Norway’s $1 trillion wealth fund had a return of $20 billion in the second quarter, erasing losses for the year, even as it faces growing challenges to its global investment model.
Helped by a rally in U.S. markets and oil and gas stocks the world’s biggest wealth fund delivered a return of 1.8 percent in the second quarter, or 167 billion kroner ($20 billion). Its total stock holdings rose 2.7 percent, while bonds were unchanged and real estate provided a 1.9 percent return.
“In the second half of the period, the prospect of increased trade barriers and a weaker growth outlook in Europe, China and emerging markets had an adverse effect,” the fund said. “Political uncertainty in Italy impacted negatively on European financial markets.”
Investing Norway’s oil wealth abroad, the fund has been set up to capture the fruits of globalization and the growth it drives, a philosophy that’s now being challenged by U.S. President Donald Trump’s imposition of tariffs on key trading partners across the world. The investor, which owns about 1.4 percent of global stocks, also sticks closely to indexes, making it hard to navigate around global turmoil.

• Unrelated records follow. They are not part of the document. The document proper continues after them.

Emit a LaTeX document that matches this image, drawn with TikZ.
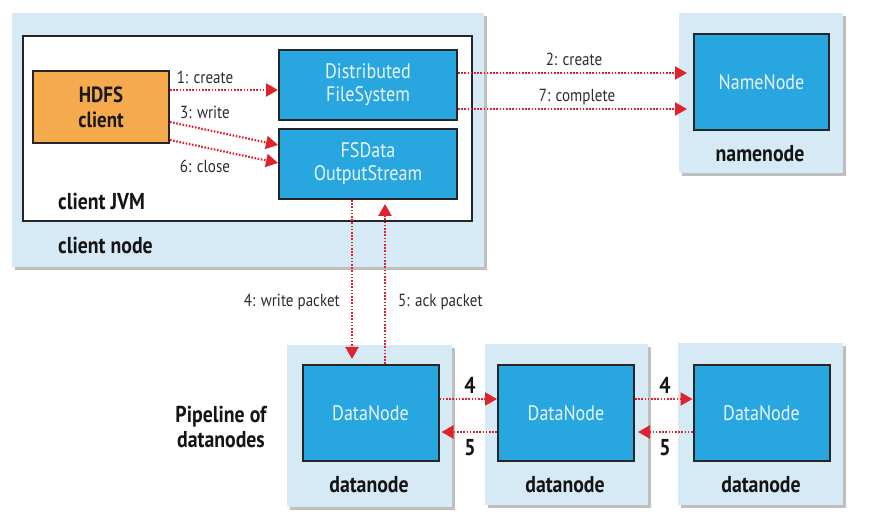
\documentclass[tikz,border=0pt]{standalone}
\usepackage{fontspec}
\setmainfont{PT Sans}[FakeStretch=0.86]
\usetikzlibrary{arrows.meta,shadows}
\definecolor{pale}{RGB}{214,234,246}
\definecolor{boxblue}{RGB}{40,166,223}
\definecolor{boxorange}{RGB}{246,170,78}
\definecolor{arrred}{RGB}{222,35,45}
\definecolor{lbl}{RGB}{45,45,45}
\definecolor{wtxt}{RGB}{232,245,252}
\tikzset{
  host/.style={fill=pale, draw=none, minimum width=#1, anchor=center, inner sep=0pt,
    drop shadow={shadow xshift=3pt, shadow yshift=-3pt, fill=black!45, opacity=0.55}},
  jvmbox/.style={fill=white, draw=black!85, line width=2pt, inner sep=0pt},
  bluebox/.style={fill=boxblue, draw=black!85, line width=2pt, inner sep=0pt, text=wtxt,
    font=\fontsize{21}{23}\selectfont, align=center},
  orangebox/.style={fill=boxorange, draw=black!85, line width=2pt, inner sep=0pt, text=black!90,
    font=\bfseries\fontsize{22}{25}\selectfont, align=center},
  steplbl/.style={text=lbl, font=\fontsize{17.5}{19}\selectfont, inner sep=1pt},
  boldlbl/.style={text=black!92, font=\bfseries\fontsize{23}{24}\selectfont, inner sep=1pt, align=center},
  arr/.style={draw=arrred, line width=2.2pt, dash pattern=on 1.6pt off 1.6pt,
    -{Triangle[length=12pt,width=13pt]}, arrred},
}
\begin{document}
\begin{tikzpicture}[x=1pt,y=-1pt]
\useasboundingbox[fill=white] (0,0) rectangle (879,518);
% host boxes
\node[host=472pt, minimum height=254pt] (clientnode) at (248,140) {};
\node[host=164pt, minimum height=160pt] (namehost) at (761,93) {};
\node[host=165pt, minimum height=162pt] (dnh1) at (369.5,426) {};
\node[host=163pt, minimum height=161pt] (dnh2) at (566.5,424.5) {};
\node[host=165pt, minimum height=162pt] (dnh3) at (760.5,424) {};
% client JVM
\node[jvmbox, minimum width=449pt, minimum height=185pt] (jvm) at (247.5,128.5) {};
\node[orangebox, minimum width=136pt, minimum height=72pt] (hdfs) at (101,107) {HDFS\\client};
\node[bluebox, minimum width=178pt, minimum height=70pt] (dfs) at (368,85) {Distributed\\FileSystem};
\node[bluebox, minimum width=178pt, minimum height=70pt] (fsd) at (368,164) {FSData\\OutputStream};
\node[bluebox, minimum width=135pt, minimum height=96pt] (nn) at (761.5,82) {NameNode};
\node[bluebox, minimum width=136pt, minimum height=96pt] (dn1) at (370.5,413) {DataNode};
\node[bluebox, minimum width=136pt, minimum height=96pt] (dn2) at (566,413) {DataNode};
\node[bluebox, minimum width=136pt, minimum height=96pt] (dn3) at (761.5,413) {DataNode};
% bold labels
\node[boldlbl, anchor=west] (ljvm) at (57,201) {client JVM};
\node[boldlbl, anchor=west] (lcn) at (57,245) {client node};
\node[boldlbl] (lnn) at (760,154) {namenode};
\node[boldlbl] (ld1) at (369,485) {datanode};
\node[boldlbl] (ld2) at (565,485) {datanode};
\node[boldlbl] (ld3) at (761,485) {datanode};
\node[boldlbl, font=\bfseries\fontsize{23}{24.5}\selectfont] (lpipe) at (221,427) {Pipeline of\\datanodes};
% arrows
\draw[arr] ([yshift=17pt]hdfs.east) -- ([yshift=-5pt]dfs.west);
\draw[arr] ([yshift=-15pt]hdfs.east) -- ([yshift=19pt]fsd.west);
\draw[arr] ([yshift=-33pt]hdfs.east) -- ([yshift=1pt]fsd.west);
\draw[arr] ([yshift=12pt]dfs.east) -- ([xshift=-6pt,yshift=9pt]nn.west);
\draw[arr] ([yshift=-24pt]dfs.east) -- ([xshift=-6pt,yshift=-27pt]nn.west);
\draw[arr, shorten >=5pt] ([xshift=-16pt]fsd.south) -- ([xshift=-16pt]fsd.south |- dn1.north);
\draw[arr, shorten >=4pt] ([xshift=17pt]fsd.south |- dn1.north) -- ([xshift=17pt]fsd.south);
\draw[arr] ([yshift=14pt]dn1.east) -- ([yshift=14pt]dn2.west);
\draw[arr, shorten >=2pt] ([yshift=-19pt]dn2.west) -- ([yshift=-19pt]dn1.east);
\draw[arr] ([yshift=14pt]dn2.east) -- ([yshift=14pt]dn3.west);
\draw[arr, shorten >=3pt] ([yshift=-19pt]dn3.west) -- ([yshift=-19pt]dn2.east);
% step labels
\node[steplbl] (l1) at (205,77) {1: create};
\node[steplbl] (l3) at (205,112) {3: write};
\node[steplbl] (l6) at (205,166) {6: close};
\node[steplbl] (l2) at (574,59) {2: create};
\node[steplbl] (l7) at (577,97) {7: complete};
\node[steplbl, anchor=east] (l4p) at (341,302) {4: write packet};
\node[steplbl, anchor=west] (l5p) at (397,302) {5: ack packet};
\node[boldlbl] (n4a) at (470,385) {4};
\node[boldlbl] (n5a) at (470,448) {5};
\node[boldlbl] (n4b) at (665,385) {4};
\node[boldlbl] (n5b) at (665,448) {5};
\end{tikzpicture}
\end{document}
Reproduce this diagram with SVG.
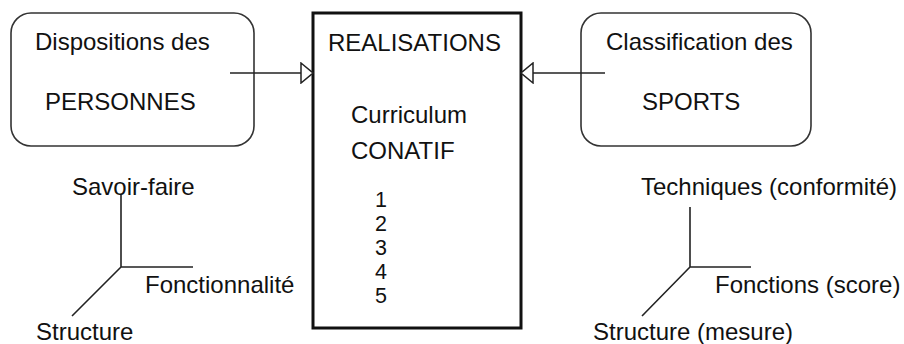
<svg xmlns="http://www.w3.org/2000/svg" width="904" height="344" viewBox="0 0 904 344">
<style>
text{font-family:"Liberation Sans",Arial,sans-serif;font-size:24px;fill:#111}
.num{font-size:21.5px}
.box{fill:#fff;stroke:#333;stroke-width:1.6}
.main{fill:#fff;stroke:#111;stroke-width:3}
.ln{stroke:#222;stroke-width:1.6;fill:none}
</style>
<defs>
<marker id="tri" viewBox="0 0 14 22" refX="13" refY="11" markerWidth="14" markerHeight="22" markerUnits="userSpaceOnUse" orient="auto">
<path d="M1,1 L13,11 L1,21 Z" fill="#fff" stroke="#222" stroke-width="1.5"/>
</marker>
</defs>
<rect width="904" height="344" fill="#fff"/>
<g id="personnes">
<rect class="box" x="11" y="13" width="243" height="133" rx="20"/>
<text x="35" y="50">Dispositions des</text>
<text x="45" y="110">PERSONNES</text>
</g>
<g id="sports">
<rect class="box" x="581" y="13" width="230" height="133" rx="20"/>
<text x="606" y="50">Classification des</text>
<text x="642" y="110">SPORTS</text>
</g>
<g id="realisations">
<rect class="main" x="313" y="13" width="208" height="315"/>
<text x="328" y="51">REALISATIONS</text>
<text x="351" y="123">Curriculum</text>
<text x="351" y="159">CONATIF</text>
<text class="num" x="375" y="207">1</text>
<text class="num" x="375" y="231">2</text>
<text class="num" x="375" y="255">3</text>
<text class="num" x="375" y="279">4</text>
<text class="num" x="375" y="303">5</text>
</g>
<g id="axes-personnes">
<path class="ln" d="M121,195 V267 H193 M121,267 L72,316"/>
<text x="72" y="195">Savoir-faire</text>
<text x="145" y="293">Fonctionnalité</text>
<text x="36" y="340">Structure</text>
</g>
<g id="axes-sports">
<path class="ln" d="M690,207 V267 H751 M690,267 L642,316"/>
<text x="641" y="195">Techniques (conformité)</text>
<text x="715" y="293">Fonctions (score)</text>
<text x="593" y="340">Structure (mesure)</text>
</g>
<g id="connectors">
<line class="ln" x1="230" y1="73" x2="313" y2="73" marker-end="url(#tri)"/>
<line class="ln" x1="605" y1="73" x2="521" y2="73" marker-end="url(#tri)"/>
</g>
</svg>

“The prospect of increased trade barriers is something that is high on everybody’s agenda, and of course for a long-term global investor like the fund,” Trond Grande, the fund’s deputy chief executive officer, said at a press conference. “It’s fair to say that increased trade barriers, or even trade wars, will not be beneficial for the fund as a long-term global investor.”
The fund lost 5.7 percent in emerging market stocks and 4 percent on Chinese equities. The biggest sector driver for its returns were oil and gas stocks, which it has proposed divesting. Financial stocks were the weakest performers, led by Banco Santander SA.
At the end of the quarter, the fund held 66.8 percent in stocks, 30.6 percent in bonds and 2.6 percent in real estate. The return missed the benchmark index by 0.2 percentage point.
Equity markets regained some momentum in the quarter after tumbling at the start of the year amid a spike in volatility. The fund is also skewed more toward Europe, missing out on some of the bigger tax-cut fueled gains in the U.S. market.
Even so, it’s a major shareholder in the U.S. tech giants. Its largest stock holdings at the end of the quarter were Apple Inc., Amazon.com Inc. and Microsoft Corp. Its largest bond holdings were in U.S. Treasuries, followed by Japanese and German government debt.
The fund is also in the midst of increasing the portion of stocks in its portfolio to 70 percent after a go-ahead last year. The remainder is held in bonds. It can also hold a maximum of 7 percent of its investments in real estate.
Weighed down by negative interest rates over the past few years, the government recently lowered its expected real return target to 3 percent from 4 percent. A slump in crude prices also forced to the government to make its first ever withdrawals in 2016, but that has now ended. Stoked by a recovery in oil prices and rising petroleum income, the government in June made its first deposit to the fund in almost three years.
Outflows from the fund slowed to 2 billion kroner in the second quarter, after the fund received its first deposit since 2015 in June.